Before Dykman, Roggensack and Deininger, JJ.
¶1 PER CURIAM. Thomas McPhetridge appeals an order affirming a prison disciplinary decision. He challenges various aspects of the disciplinary proceeding. We affirm on all issues.
¶2 Correctional officers at Dodge Correctional Institution issued a conduct report that charged McPhetridge with possession of intoxicants, in violation of Wis. Admin. Code § DOC 303.43. The report stated that an officer randomly searched McPhetridge’s cell and discovered a jar containing foul smelling liquid with apple slices and bread chunks floating in it. McPhetridge admitted the jar was his and described the liquid inside as a fruit drink. The DCI security director reviewed the report and deemed the charge a major offense because the violations created a risk of serious disruption in the institution and created a serious risk of injury to another person.
¶3 Testing one week later showed that the confiscated drink was an intoxicant. At the disciplinary hearing, McPhetridge again stated that he made the liquid as a fruit drink and let it sit overnight to improve its taste. He denied any intent to produce alcohol. The disciplinary committee chose to disbelieve that testimony and, based on the conduct report and the test results, concluded that McPhetridge intentionally created an alcoholic drink. McPhetridge’s punishment for possessing intoxicants included four days of adjustment segregation and sixty days of program segregation.
¶4 Judicial review on certiorari is limited to whether the committee’s decision was within its jurisdiction, according to law, neither arbitrary nor oppressive, and supported by sufficient evidence of record. See Van Ermen v. DHSS, 84 Wis. 2d 57, 63, 267 N.W.2d 17 (1978). We review the decision independently of the trial court. See State ex rel. Hippler v. Baraboo, 47 Wis. 2d 603, 616, 178 N.W.2d 1 (1970). The evidence is sufficient to sustain the decision if reasonable minds could rely on it to reach the same conclusion as the committee. See State ex rel. Richards v. Traut, 145 Wis. 2d 677, 680, 429 N.W.2d 81 (Ct. App. 1988). We do not substitute our view of the evidence for the committee’s. State ex rel. Jones v. Franklin, 151 Wis. 2d 419, 425, 444 N.W.2d 738 (Ct. App. 1989).

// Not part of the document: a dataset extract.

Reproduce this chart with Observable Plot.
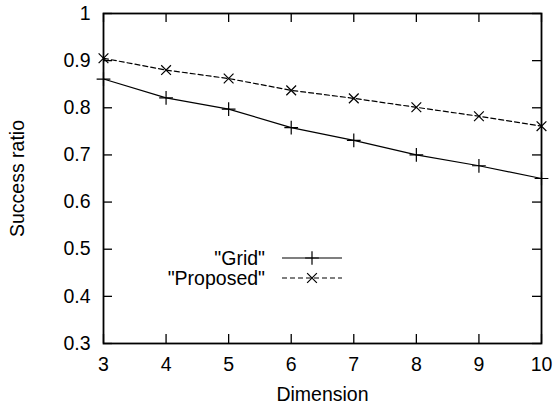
<!DOCTYPE html>
<html>
<head>
<meta charset="utf-8">
<script src="https://cdn.jsdelivr.net/npm/d3@7"></script>
<script src="https://cdn.jsdelivr.net/npm/@observablehq/plot@0.6"></script>
<style>
  html, body { margin: 0; padding: 0; background: #fff; }
</style>
</head>
<body>
<div id="chart"></div>
<script>
// Success ratio against problem dimension for two methods
const dims = [3, 4, 5, 6, 7, 8, 9, 10];
const grid = [0.861, 0.821, 0.797, 0.758, 0.731, 0.700, 0.677, 0.650];
const proposed = [0.905, 0.880, 0.862, 0.837, 0.820, 0.801, 0.782, 0.761];
const seriesNames = ['"Grid"', '"Proposed"'];
const yTicks = [0.3, 0.4, 0.5, 0.6, 0.7, 0.8, 0.9, 1];

// layout
const W = 556, H = 410;
const mL = 103, mR = 15, mT = 13, mB = 67;
const fw = W - mL - mR, fh = H - mT - mB;
const tickLen = 9;
const font = '"Liberation Sans", Arial, Helvetica, sans-serif';
const fs = 19.5;
const markR = 4.5;

const gridRows = dims.map((d, i) => ({dim: d, value: grid[i], series: seriesNames[0]}));
const propRows = dims.map((d, i) => ({dim: d, value: proposed[i], series: seriesNames[1]}));

const chart = Plot.plot({
  width: W,
  height: H,
  marginLeft: mL,
  marginRight: mR,
  marginTop: mT,
  marginBottom: mB,
  style: {fontFamily: font, fontSize: fs + "px", background: "#fff", color: "#000", overflow: "visible"},
  x: {domain: [3, 10]},
  y: {domain: [0.3, 1]},
  marks: [
    // inward ticks on all four sides
    Plot.tickX(dims, {x: d => d, insetTop: fh - tickLen, stroke: "#000", strokeWidth: 1.3}),
    Plot.tickX(dims, {x: d => d, insetBottom: fh - tickLen, stroke: "#000", strokeWidth: 1.3}),
    Plot.tickY(yTicks, {y: d => d, insetRight: fw - tickLen, stroke: "#000", strokeWidth: 1.3}),
    Plot.tickY(yTicks, {y: d => d, insetLeft: fw - tickLen, stroke: "#000", strokeWidth: 1.3}),
    // series
    Plot.line(gridRows, {x: "dim", y: "value", stroke: "#000", strokeWidth: 1.2}),
    Plot.dot(gridRows, {x: "dim", y: "value", symbol: "plus", r: markR, stroke: "#000", strokeWidth: 1.2}),
    Plot.line(propRows, {x: "dim", y: "value", stroke: "#000", strokeWidth: 1.2, strokeDasharray: "5,3"}),
    Plot.dot(propRows, {x: "dim", y: "value", symbol: "times", r: markR, stroke: "#000", strokeWidth: 1.2}),
    Plot.frame({stroke: "#000", strokeWidth: 1.8}),
    // tick labels
    Plot.axisX({ticks: dims, tickSize: 0, tickPadding: 14, fontSize: fs, label: null, fill: "#000",
                tickFormat: d3.format("~g")}),
    Plot.axisY({ticks: yTicks, tickSize: 0, tickPadding: 13, fontSize: fs, label: null, fill: "#000",
                tickFormat: d3.format("~g")}),
    // axis titles
    Plot.text(["Dimension"], {frameAnchor: "bottom", lineAnchor: "middle", textAnchor: "middle",
                              dy: 51, text: d => d, fontSize: fs, fill: "#000"}),
    Plot.text(["Success ratio"], {frameAnchor: "left", lineAnchor: "middle", textAnchor: "middle",
                                  dx: -86, rotate: -90, text: d => d, fontSize: fs, fill: "#000"})
  ]
});

// key, placed inside the plotting area
const svg = d3.select(chart);
const key = svg.append("g").attr("font-family", font).attr("font-size", fs);
const keyTextX = 265, keyLineX1 = 282, keyLineX2 = 342, keyMarkX = 312;
const keyRowY = [258, 278];
const keySymbols = [d3.symbolPlus, d3.symbolTimes];
const keyDash = [null, "5,3"];
seriesNames.forEach((name, i) => {
  const y = keyRowY[i];
  key.append("text")
    .attr("x", keyTextX).attr("y", y).attr("dy", "0.35em")
    .attr("text-anchor", "end").attr("fill", "#000")
    .text(name);
  key.append("line")
    .attr("x1", keyLineX1).attr("x2", keyLineX2).attr("y1", y).attr("y2", y)
    .attr("stroke", "#000").attr("stroke-width", 1.2)
    .attr("stroke-dasharray", keyDash[i]);
  key.append("path")
    .attr("transform", `translate(${keyMarkX},${y})`)
    .attr("d", d3.symbol(keySymbols[i], markR * markR * Math.PI)())
    .attr("fill", "none").attr("stroke", "#000").attr("stroke-width", 1.2);
});

document.getElementById("chart").appendChild(chart);
</script>
</body>
</html>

¶5 This opinion addresses three issues: (1) whether the security director properly and reasonably charged McPhetridge with a major offense; (2) whether the evidence was sufficient to find him guilty of possessing intoxicants; and (3) whether he received excessive discipline. Although McPhetridge raises several other issues in his appellate brief, he neglected to raise those issues on administrative review or in the circuit court. They are therefore waived.
¶6 The security director properly charged McPhetridge with a major offense. The security director’s decision to charge an offense as major is a discretionary application of the guidelines set forth in Wis. Admin. Code § DOC 303.68(4). See State ex rel. Staples v. Young, 142 Wis. 2d 348, 355, 418 N.W.2d 433 (Ct. App. 1987). Under those guidelines, the director may charge a major offense if, among other reasons, the offense poses a risk of serious disruption at the institution, or it poses a risk of serious injury to another person. In this case the director gave both those reasons for classifying the offense as major. While we are not persuaded that McPhetridge’s possession of the intoxicating drink posed a risk of serious injury to another person, the director reasonably, and therefore properly, concluded that possession of homemade alcohol by an inmate posed a risk of serious disruption within the prison. See id. (Security director’s classification of an offense will be upheld if reasoned and reasonable.)
¶7 The disciplinary committee heard sufficient evidence to find McPhetridge guilty of possessing intoxicants. McPhetridge contends that the results from lab tests done seven days after the drink was seized cannot reliably determine its alcoholic content while it was still in his possession. Consequently, in his view, those results failed to disprove his contention that the drink was an innocent fruit drink, that fermented and became alcoholic only after it was seized. However, the conduct report provided additional evidence that McPhetridge intentionally concocted an intoxicant. According to the report, it was foul smelling when it was seized, and contained bread chunks, a common ingredient of homemade alcohol. Also, the committee had before it McPhetridge’s implausible claim that he innocently left the drink to sit out overnight in order to improve its taste. The committee could reasonably infer from the evidence before it that the liquid was alcoholic, and intentionally so, when it was discovered in McPhetridge’s cell.
¶8 The committee did not impose excessive discipline on McPhetridge. McPhetridge faced maximum punishments of up to eight days of adjustment segregation, under Wis. Admin. Code § DOC 303.69(1), and up to 360 days of program segregation, under Wis. Admin. Code § DOC 303.84(table). He received four days in adjustment segregation and sixty days program segregation, in each case substantially less than the maximum. Nothing of record suggests that this discipline was arbitrary, oppressive or in violation of the applicable rules.
By the Court.—Order affirmed.
This opinion will not be published. Wis. Stat. Rule 809.23(1)(b)5 (1999-2000).